**Exercise objective:** Type out the complete listing below word for word, without its pictures.
:: Supplied data ::
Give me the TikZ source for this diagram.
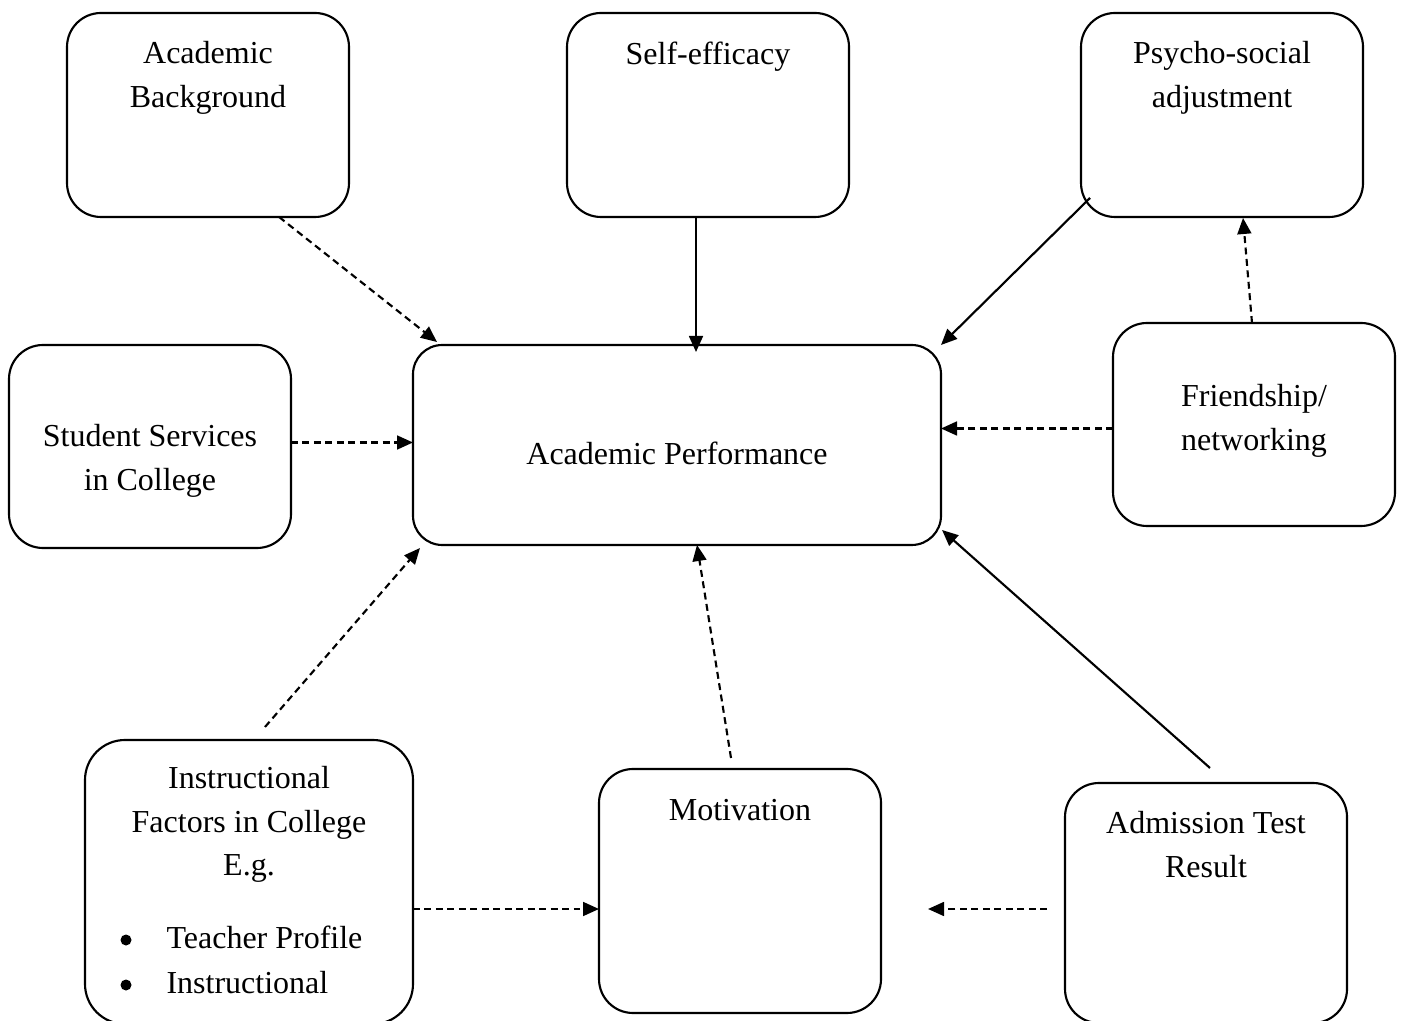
\documentclass[tikz,border=0pt]{standalone}
\usepackage{fontspec}
\setmainfont{Liberation Serif}
\usetikzlibrary{arrows.meta,calc}
\newdimen\pxu \pxu=0.375pt
\begin{document}
\begin{tikzpicture}[x=0.375pt,y=-0.375pt,
  box/.style={draw,line width=0.8pt,rounded corners=12.75pt,inner sep=0pt,outer sep=0pt},
  txt/.style={inner sep=0pt,font=\fontsize{12pt}{16.3pt}\selectfont},
  lbl/.style={txt,anchor=north,align=center},
  bul/.style={circle,fill,inner sep=0pt,minimum size=11\pxu},
  conn/.style={line width=0.8pt,-{Triangle[length=6pt,width=5.2pt]}},
  dsh/.style={conn,dash pattern=on 2.6pt off 1.7pt}]
\useasboundingbox (0,0) rectangle (1401,1021);
\clip (0,0) rectangle (1401,1021);
\fill[white] (0,0) rectangle (1401,1021);

% boxes
\node[box,minimum width=282\pxu,minimum height=204\pxu] (ab) at (208,115) {};
\node[box,minimum width=282\pxu,minimum height=204\pxu] (se) at (708,115) {};
\node[box,minimum width=282\pxu,minimum height=204\pxu] (ps) at (1222,115) {};
\node[box,minimum width=282\pxu,minimum height=203\pxu] (ss) at (150,446.5) {};
\node[box,rounded corners=11pt,minimum width=528\pxu,minimum height=200\pxu] (ap) at (677,445) {};
\node[box,rounded corners=12.75pt,minimum width=282\pxu,minimum height=203\pxu] (fr) at (1254,424.5) {};
\node[box,rounded corners=15pt,minimum width=328\pxu,minimum height=284\pxu] (inf) at (249,882) {};
\node[box,minimum width=282\pxu,minimum height=244\pxu] (mo) at (740,891) {};
\node[box,minimum width=282\pxu,minimum height=240\pxu] (ad) at (1206,903) {};

% labels
\node[lbl] (abt) at ($(ab.north)+(0,28)$) {Academic\\Background};
\node[lbl] (set) at ($(se.north)+(0,28)$) {Self-efficacy};
\node[lbl] (pst) at ($(ps.north)+(0,28)$) {Psycho-social\\adjustment};
\node[lbl] (sst) at ($(ss.north)+(0,79)$) {Student Services\\in College};
\node[lbl] (apt) at ($(ap.north)+(0,96)$) {Academic Performance};
\node[lbl] (frt) at ($(fr.north)+(0,61)$) {Friendship/\\networking};
\node[lbl] (inft) at ($(inf.north)+(0,26)$) {Instructional\\Factors in College\\E.g.};
\node[lbl] (mot) at ($(mo.north)+(0,30)$) {Motivation};
\node[lbl] (adt) at ($(ad.north)+(0,28)$) {Admission Test\\Result};
\node[bul] (b1) at (126,940) {};
\node[txt,anchor=base west] (i1) at (166,948) {Teacher Profile};
\node[bul] (b2) at (126,985) {};
\node[txt,anchor=base west] (i2) at (166,993) {Instructional};

% helper points
\path ($(fr.west)+(0,4)$) coordinate (frw);
\path ($(ss.east)+(0,-4)$) coordinate (sse);
\path ($(inf.east)+(0,27)$) coordinate (infe);

% connectors
\draw[dsh] ($(ab.south west)!0.752!(ab.south east)$) -- ($(ap.north west)+(24,-3)$);
\draw[conn] ($(se.south)+(-12,0)$) -- ($(ap.north)+(19,7)$);
\draw[conn] ($(ps.south west)+(9,-19)$) -- (ap.north east);
\draw[dsh] ($(fr.north)+(-2,0)$) -- ($(ps.south)+(21,1)$);
\draw[dsh] (frw) -- (frw -| ap.east);
\draw[dsh] (sse) -- (sse -| ap.west);
\draw[dsh] ($(inf.north)+(16,-13)$) -- ($(ap.south west)+(7,3)$);
\draw[dsh] ($(mo.north)+(-9,-11)$) -- ($(ap.south)+(20,0)$);
\draw[conn] ($(ad.north)+(4,-15)$) -- ($(ap.south east)+(1,-15)$);
\draw[dsh] (infe) -- (infe -| mo.west);
\draw[dsh] ($(ad.west)+(-18,6)$) -- ($(mo.east)+(47,18)$);
\end{tikzpicture}
\end{document}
:::
**The completed task:**
Give me the TikZ source for this diagram.
\documentclass[tikz,border=0pt]{standalone}
\usepackage{fontspec}
\setmainfont{Liberation Serif}
\usetikzlibrary{arrows.meta,calc}
\newdimen\pxu \pxu=0.375pt
\begin{document}
\begin{tikzpicture}[x=0.375pt,y=-0.375pt,
  box/.style={draw,line width=0.8pt,rounded corners=12.75pt,inner sep=0pt,outer sep=0pt},
  txt/.style={inner sep=0pt,font=\fontsize{12pt}{16.3pt}\selectfont},
  lbl/.style={txt,anchor=north,align=center},
  bul/.style={circle,fill,inner sep=0pt,minimum size=11\pxu},
  conn/.style={line width=0.8pt,-{Triangle[length=6pt,width=5.2pt]}},
  dsh/.style={conn,dash pattern=on 2.6pt off 1.7pt}]
\useasboundingbox (0,0) rectangle (1401,1021);
\clip (0,0) rectangle (1401,1021);
\fill[white] (0,0) rectangle (1401,1021);

% boxes
\node[box,minimum width=282\pxu,minimum height=204\pxu] (ab) at (208,115) {};
\node[box,minimum width=282\pxu,minimum height=204\pxu] (se) at (708,115) {};
\node[box,minimum width=282\pxu,minimum height=204\pxu] (ps) at (1222,115) {};
\node[box,minimum width=282\pxu,minimum height=203\pxu] (ss) at (150,446.5) {};
\node[box,rounded corners=11pt,minimum width=528\pxu,minimum height=200\pxu] (ap) at (677,445) {};
\node[box,rounded corners=12.75pt,minimum width=282\pxu,minimum height=203\pxu] (fr) at (1254,424.5) {};
\node[box,rounded corners=15pt,minimum width=328\pxu,minimum height=284\pxu] (inf) at (249,882) {};
\node[box,minimum width=282\pxu,minimum height=244\pxu] (mo) at (740,891) {};
\node[box,minimum width=282\pxu,minimum height=240\pxu] (ad) at (1206,903) {};

% labels
\node[lbl] (abt) at ($(ab.north)+(0,28)$) {Academic\\Background};
\node[lbl] (set) at ($(se.north)+(0,28)$) {Self-efficacy};
\node[lbl] (pst) at ($(ps.north)+(0,28)$) {Psycho-social\\adjustment};
\node[lbl] (sst) at ($(ss.north)+(0,79)$) {Student Services\\in College};
\node[lbl] (apt) at ($(ap.north)+(0,96)$) {Academic Performance};
\node[lbl] (frt) at ($(fr.north)+(0,61)$) {Friendship/\\networking};
\node[lbl] (inft) at ($(inf.north)+(0,26)$) {Instructional\\Factors in College\\E.g.};
\node[lbl] (mot) at ($(mo.north)+(0,30)$) {Motivation};
\node[lbl] (adt) at ($(ad.north)+(0,28)$) {Admission Test\\Result};
\node[bul] (b1) at (126,940) {};
\node[txt,anchor=base west] (i1) at (166,948) {Teacher Profile};
\node[bul] (b2) at (126,985) {};
\node[txt,anchor=base west] (i2) at (166,993) {Instructional};

% helper points
\path ($(fr.west)+(0,4)$) coordinate (frw);
\path ($(ss.east)+(0,-4)$) coordinate (sse);
\path ($(inf.east)+(0,27)$) coordinate (infe);

% connectors
\draw[dsh] ($(ab.south west)!0.752!(ab.south east)$) -- ($(ap.north west)+(24,-3)$);
\draw[conn] ($(se.south)+(-12,0)$) -- ($(ap.north)+(19,7)$);
\draw[conn] ($(ps.south west)+(9,-19)$) -- (ap.north east);
\draw[dsh] ($(fr.north)+(-2,0)$) -- ($(ps.south)+(21,1)$);
\draw[dsh] (frw) -- (frw -| ap.east);
\draw[dsh] (sse) -- (sse -| ap.west);
\draw[dsh] ($(inf.north)+(16,-13)$) -- ($(ap.south west)+(7,3)$);
\draw[dsh] ($(mo.north)+(-9,-11)$) -- ($(ap.south)+(20,0)$);
\draw[conn] ($(ad.north)+(4,-15)$) -- ($(ap.south east)+(1,-15)$);
\draw[dsh] (infe) -- (infe -| mo.west);
\draw[dsh] ($(ad.west)+(-18,6)$) -- ($(mo.east)+(47,18)$);
\end{tikzpicture}
\end{document}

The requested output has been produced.